The devastating earthquake suffered by Italy earlier this week may have a small effect on the country's production levels. Though the natural disaster occurred in central Italy, away from the olive grove-rich south, any farms in the area may be hampered in their production.
"Olives are harvested by shaking the tree, so as you can imagine, an earthquake has probably caused the olives to drop earlier," said Hudson, although she conceded that "it won't have a very big impact."
Though Spain is Europe's largest olive oil producer, goods from the second largest – Italy – trade at a premium of roughly 25 percent. Hudson attributes this to "economies of scale … because Spain produces so much more than Italy."
With regards to emerging markets, Hudson said that China is the commodity's largest growth area for demand. Worldwide, the U.S. is the biggest importer of olive oil, and demand stateside is largely unaffected by the commodity's oscillating price.

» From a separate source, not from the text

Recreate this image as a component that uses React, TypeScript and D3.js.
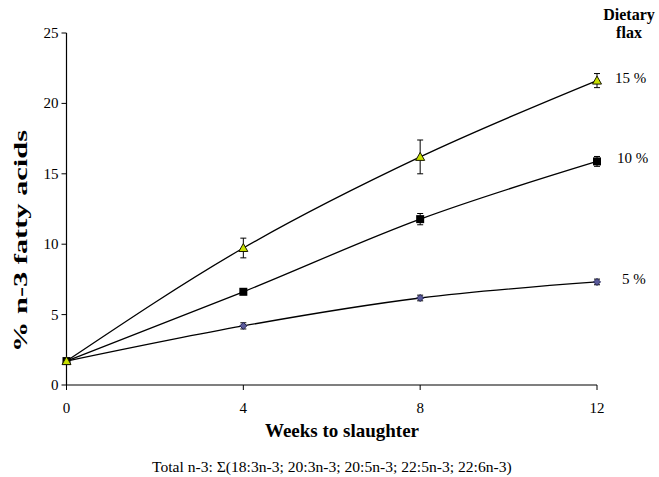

When asked about production constraints, Hudson explained that olives "(are) dependent on a certain climate, which is why the Mediterranean is … perfect." In recent years, Tunisia has contested the production crowns of Spain and Italy, for example out-producing these countries in the season of 2014 and 2015.
"It's very much a supply driven market," Hudson said, as "obviously it's weather-based. If the weather is bad one year and you get poor production, there's not a lot we can do about that."